--- begin Data extract ---

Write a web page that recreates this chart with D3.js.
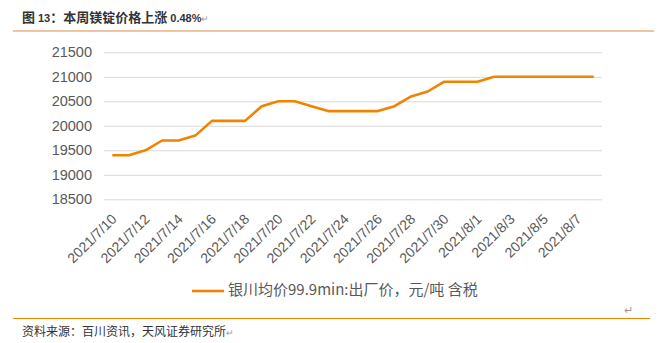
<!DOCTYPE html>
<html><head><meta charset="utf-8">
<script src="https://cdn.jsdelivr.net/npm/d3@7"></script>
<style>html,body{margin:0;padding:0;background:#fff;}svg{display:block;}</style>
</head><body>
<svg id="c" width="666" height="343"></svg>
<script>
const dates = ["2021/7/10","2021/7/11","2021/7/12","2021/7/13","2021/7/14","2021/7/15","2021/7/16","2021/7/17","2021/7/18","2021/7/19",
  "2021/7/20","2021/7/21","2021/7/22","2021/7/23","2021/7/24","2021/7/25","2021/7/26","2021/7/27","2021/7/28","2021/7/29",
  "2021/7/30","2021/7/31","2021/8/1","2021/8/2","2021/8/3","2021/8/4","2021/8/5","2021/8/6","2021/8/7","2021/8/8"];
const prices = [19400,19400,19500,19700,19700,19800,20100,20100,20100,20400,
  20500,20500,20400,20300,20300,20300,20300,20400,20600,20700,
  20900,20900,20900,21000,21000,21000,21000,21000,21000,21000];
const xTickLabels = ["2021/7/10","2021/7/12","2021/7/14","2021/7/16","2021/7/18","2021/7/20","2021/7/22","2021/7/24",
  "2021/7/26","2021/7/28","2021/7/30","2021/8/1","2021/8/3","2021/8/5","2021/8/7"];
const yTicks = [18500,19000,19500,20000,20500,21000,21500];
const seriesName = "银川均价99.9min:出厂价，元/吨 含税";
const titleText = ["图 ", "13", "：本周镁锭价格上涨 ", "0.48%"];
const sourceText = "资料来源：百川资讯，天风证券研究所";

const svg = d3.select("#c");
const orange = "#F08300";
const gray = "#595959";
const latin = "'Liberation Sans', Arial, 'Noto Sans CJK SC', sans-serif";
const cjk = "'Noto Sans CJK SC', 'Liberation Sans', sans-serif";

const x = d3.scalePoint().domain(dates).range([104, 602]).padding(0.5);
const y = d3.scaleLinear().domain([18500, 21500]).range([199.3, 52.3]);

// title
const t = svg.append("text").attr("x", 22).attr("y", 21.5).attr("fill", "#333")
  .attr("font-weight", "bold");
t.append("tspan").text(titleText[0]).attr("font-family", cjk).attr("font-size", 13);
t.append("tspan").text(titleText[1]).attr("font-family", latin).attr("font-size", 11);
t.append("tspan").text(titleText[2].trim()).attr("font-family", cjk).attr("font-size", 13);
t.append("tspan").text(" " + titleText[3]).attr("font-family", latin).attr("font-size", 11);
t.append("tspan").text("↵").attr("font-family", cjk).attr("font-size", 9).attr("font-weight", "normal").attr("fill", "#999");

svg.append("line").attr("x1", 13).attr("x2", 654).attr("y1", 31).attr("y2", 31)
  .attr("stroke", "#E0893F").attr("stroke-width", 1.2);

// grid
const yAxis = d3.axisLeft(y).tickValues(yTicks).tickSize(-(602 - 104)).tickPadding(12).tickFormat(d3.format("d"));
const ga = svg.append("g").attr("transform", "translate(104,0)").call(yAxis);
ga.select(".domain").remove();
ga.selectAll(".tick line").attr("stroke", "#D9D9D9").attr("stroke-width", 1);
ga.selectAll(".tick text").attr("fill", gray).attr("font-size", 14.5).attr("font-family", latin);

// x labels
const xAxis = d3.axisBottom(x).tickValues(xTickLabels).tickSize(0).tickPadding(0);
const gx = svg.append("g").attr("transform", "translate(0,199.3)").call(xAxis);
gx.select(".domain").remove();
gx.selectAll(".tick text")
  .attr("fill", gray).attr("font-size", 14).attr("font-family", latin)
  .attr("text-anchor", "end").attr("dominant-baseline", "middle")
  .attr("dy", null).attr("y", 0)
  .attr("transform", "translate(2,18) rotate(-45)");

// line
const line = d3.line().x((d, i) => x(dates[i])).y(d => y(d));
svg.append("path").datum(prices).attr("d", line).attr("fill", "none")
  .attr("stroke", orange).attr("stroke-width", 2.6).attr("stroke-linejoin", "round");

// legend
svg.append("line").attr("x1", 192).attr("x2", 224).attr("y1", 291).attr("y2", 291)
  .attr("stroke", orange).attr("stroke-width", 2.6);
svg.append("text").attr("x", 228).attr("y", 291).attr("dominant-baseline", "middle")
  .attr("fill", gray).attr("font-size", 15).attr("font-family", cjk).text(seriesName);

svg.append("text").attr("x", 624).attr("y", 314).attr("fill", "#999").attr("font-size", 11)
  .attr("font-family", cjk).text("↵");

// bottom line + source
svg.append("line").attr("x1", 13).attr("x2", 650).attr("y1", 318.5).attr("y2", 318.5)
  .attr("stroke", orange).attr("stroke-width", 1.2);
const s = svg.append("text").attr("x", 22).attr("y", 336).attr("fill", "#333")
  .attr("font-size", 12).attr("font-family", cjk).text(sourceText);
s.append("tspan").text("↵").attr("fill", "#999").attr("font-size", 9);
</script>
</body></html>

--- end Data extract ---

● **Problem description**:
Pictures stay out. Print the data exactly, from its first line through the line containing "d3.scaleLinear().domain([18500, 21500]).range([199.3, 52.3]);".

● **Task result**:
Write a web page that recreates this chart with D3.js.
<!DOCTYPE html>
<html><head><meta charset="utf-8">
<script src="https://cdn.jsdelivr.net/npm/d3@7"></script>
<style>html,body{margin:0;padding:0;background:#fff;}svg{display:block;}</style>
</head><body>
<svg id="c" width="666" height="343"></svg>
<script>
const dates = ["2021/7/10","2021/7/11","2021/7/12","2021/7/13","2021/7/14","2021/7/15","2021/7/16","2021/7/17","2021/7/18","2021/7/19",
  "2021/7/20","2021/7/21","2021/7/22","2021/7/23","2021/7/24","2021/7/25","2021/7/26","2021/7/27","2021/7/28","2021/7/29",
  "2021/7/30","2021/7/31","2021/8/1","2021/8/2","2021/8/3","2021/8/4","2021/8/5","2021/8/6","2021/8/7","2021/8/8"];
const prices = [19400,19400,19500,19700,19700,19800,20100,20100,20100,20400,
  20500,20500,20400,20300,20300,20300,20300,20400,20600,20700,
  20900,20900,20900,21000,21000,21000,21000,21000,21000,21000];
const xTickLabels = ["2021/7/10","2021/7/12","2021/7/14","2021/7/16","2021/7/18","2021/7/20","2021/7/22","2021/7/24",
  "2021/7/26","2021/7/28","2021/7/30","2021/8/1","2021/8/3","2021/8/5","2021/8/7"];
const yTicks = [18500,19000,19500,20000,20500,21000,21500];
const seriesName = "银川均价99.9min:出厂价，元/吨 含税";
const titleText = ["图 ", "13", "：本周镁锭价格上涨 ", "0.48%"];
const sourceText = "资料来源：百川资讯，天风证券研究所";

const svg = d3.select("#c");
const orange = "#F08300";
const gray = "#595959";
const latin = "'Liberation Sans', Arial, 'Noto Sans CJK SC', sans-serif";
const cjk = "'Noto Sans CJK SC', 'Liberation Sans', sans-serif";

const x = d3.scalePoint().domain(dates).range([104, 602]).padding(0.5);
const y = d3.scaleLinear().domain([18500, 21500]).range([199.3, 52.3]);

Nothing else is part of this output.